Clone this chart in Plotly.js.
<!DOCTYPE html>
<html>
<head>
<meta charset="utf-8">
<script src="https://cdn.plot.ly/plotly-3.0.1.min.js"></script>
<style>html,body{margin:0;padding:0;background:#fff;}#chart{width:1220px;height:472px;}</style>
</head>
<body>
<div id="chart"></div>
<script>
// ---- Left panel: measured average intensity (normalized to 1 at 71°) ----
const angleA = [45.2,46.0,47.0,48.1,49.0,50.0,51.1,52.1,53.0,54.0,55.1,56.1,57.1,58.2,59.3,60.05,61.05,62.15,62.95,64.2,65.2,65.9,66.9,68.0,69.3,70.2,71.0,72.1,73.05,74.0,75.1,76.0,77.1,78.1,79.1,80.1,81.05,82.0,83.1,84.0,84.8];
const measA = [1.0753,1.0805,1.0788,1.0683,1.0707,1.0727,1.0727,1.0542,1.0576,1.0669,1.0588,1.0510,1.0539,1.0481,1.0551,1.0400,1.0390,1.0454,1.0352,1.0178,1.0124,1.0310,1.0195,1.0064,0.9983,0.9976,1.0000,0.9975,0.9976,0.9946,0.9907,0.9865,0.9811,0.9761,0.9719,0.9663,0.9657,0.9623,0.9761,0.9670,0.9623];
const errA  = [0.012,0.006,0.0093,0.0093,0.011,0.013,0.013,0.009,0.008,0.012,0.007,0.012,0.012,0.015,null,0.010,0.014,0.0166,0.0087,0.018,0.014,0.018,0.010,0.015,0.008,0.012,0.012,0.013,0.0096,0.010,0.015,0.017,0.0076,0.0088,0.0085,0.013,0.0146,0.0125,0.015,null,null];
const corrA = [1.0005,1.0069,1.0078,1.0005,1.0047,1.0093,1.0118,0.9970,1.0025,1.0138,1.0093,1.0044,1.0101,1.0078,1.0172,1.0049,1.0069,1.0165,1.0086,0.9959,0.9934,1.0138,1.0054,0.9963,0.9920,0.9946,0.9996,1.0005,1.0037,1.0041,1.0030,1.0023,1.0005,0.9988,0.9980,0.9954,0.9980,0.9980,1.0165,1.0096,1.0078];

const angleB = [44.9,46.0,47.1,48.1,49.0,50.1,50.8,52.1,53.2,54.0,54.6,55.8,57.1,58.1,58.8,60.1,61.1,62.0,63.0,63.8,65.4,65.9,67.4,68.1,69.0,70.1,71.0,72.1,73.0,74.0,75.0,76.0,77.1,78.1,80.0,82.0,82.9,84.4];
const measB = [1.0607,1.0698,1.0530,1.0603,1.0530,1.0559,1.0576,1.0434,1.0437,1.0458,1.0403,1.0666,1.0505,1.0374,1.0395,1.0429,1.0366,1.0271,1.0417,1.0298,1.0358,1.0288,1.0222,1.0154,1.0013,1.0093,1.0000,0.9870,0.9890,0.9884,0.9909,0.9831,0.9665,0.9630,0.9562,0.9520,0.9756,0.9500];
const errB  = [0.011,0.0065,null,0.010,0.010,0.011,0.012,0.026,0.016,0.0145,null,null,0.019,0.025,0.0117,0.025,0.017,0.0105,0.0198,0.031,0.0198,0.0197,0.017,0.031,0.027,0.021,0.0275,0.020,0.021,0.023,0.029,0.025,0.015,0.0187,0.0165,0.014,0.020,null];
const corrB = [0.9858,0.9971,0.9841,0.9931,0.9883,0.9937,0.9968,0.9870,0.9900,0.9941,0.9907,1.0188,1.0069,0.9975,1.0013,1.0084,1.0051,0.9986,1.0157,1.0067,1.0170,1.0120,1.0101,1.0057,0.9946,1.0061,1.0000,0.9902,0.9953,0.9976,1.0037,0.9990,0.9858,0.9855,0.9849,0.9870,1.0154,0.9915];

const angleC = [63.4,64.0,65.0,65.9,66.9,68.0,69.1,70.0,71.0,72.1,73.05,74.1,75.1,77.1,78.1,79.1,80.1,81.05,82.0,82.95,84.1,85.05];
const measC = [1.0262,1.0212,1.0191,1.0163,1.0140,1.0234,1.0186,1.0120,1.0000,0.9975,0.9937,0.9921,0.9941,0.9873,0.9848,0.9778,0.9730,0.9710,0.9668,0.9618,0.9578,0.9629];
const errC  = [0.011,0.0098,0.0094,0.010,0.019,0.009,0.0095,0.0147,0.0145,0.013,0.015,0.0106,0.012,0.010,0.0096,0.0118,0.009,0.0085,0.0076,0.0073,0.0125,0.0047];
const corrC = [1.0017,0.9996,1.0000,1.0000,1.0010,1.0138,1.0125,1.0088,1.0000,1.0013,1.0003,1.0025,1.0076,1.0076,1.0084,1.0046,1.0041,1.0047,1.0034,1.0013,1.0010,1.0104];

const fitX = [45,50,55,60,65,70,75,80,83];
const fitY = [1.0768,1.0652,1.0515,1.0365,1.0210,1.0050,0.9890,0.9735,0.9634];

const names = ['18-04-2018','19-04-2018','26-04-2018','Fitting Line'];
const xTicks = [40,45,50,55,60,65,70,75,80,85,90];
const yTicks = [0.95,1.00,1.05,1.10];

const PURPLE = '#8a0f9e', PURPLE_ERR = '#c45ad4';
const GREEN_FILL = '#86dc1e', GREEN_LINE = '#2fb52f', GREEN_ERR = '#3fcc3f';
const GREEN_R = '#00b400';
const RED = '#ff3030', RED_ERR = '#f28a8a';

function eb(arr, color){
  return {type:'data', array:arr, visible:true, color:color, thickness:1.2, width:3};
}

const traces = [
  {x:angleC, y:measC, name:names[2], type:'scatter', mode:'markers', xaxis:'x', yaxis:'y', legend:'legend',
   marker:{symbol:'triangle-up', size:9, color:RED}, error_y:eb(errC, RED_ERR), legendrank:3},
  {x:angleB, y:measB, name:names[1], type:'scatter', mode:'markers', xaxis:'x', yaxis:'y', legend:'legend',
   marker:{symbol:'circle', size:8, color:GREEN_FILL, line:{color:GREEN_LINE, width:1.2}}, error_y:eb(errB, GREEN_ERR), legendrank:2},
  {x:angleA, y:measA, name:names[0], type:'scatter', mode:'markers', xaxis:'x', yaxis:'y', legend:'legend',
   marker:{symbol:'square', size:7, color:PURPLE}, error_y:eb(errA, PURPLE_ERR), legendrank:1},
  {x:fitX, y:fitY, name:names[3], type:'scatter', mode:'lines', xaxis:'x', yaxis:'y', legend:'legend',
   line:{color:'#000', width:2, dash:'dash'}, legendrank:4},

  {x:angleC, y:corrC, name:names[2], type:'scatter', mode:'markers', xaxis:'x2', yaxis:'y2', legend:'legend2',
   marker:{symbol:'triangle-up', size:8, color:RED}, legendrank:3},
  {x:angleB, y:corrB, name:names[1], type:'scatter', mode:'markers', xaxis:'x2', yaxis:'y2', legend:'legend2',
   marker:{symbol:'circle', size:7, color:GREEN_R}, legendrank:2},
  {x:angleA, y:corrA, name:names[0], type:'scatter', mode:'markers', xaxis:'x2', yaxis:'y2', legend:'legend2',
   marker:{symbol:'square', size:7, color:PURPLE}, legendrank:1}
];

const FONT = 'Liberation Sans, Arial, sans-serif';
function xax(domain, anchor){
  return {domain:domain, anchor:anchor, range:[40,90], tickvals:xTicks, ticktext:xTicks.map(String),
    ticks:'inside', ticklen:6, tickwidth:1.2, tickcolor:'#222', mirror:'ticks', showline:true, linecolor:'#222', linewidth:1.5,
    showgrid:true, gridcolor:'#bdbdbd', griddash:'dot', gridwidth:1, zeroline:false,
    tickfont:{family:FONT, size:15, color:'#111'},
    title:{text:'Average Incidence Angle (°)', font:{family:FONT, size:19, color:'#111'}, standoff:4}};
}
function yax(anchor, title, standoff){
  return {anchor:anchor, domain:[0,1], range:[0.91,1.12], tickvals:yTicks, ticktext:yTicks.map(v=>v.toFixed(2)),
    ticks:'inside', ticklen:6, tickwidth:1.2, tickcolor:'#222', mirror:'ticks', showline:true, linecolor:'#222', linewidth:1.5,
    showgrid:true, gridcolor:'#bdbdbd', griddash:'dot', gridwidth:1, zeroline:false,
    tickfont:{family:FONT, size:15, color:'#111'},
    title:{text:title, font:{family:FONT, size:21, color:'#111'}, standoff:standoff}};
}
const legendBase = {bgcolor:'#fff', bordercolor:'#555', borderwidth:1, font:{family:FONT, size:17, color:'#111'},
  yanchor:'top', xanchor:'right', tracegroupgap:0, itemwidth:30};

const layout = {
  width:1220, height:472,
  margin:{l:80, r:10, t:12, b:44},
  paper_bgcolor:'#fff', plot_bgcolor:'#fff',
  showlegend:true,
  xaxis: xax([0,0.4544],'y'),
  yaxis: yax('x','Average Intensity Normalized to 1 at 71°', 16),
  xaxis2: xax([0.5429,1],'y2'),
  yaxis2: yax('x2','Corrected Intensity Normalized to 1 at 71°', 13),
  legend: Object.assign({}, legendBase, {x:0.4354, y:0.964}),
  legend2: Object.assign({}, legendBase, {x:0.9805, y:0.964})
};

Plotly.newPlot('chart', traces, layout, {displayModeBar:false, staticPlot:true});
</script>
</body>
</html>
───
*Task prompt:*
Search the material above for "chart". Pull out each line where it shows up.

*Expected answer:*
Clone this chart in Plotly.js.
<style>html,body{margin:0;padding:0;background:#fff;}#chart{width:1220px;height:472px;}</style>
<div id="chart"></div>
Plotly.newPlot('chart', traces, layout, {displayModeBar:false, staticPlot:true});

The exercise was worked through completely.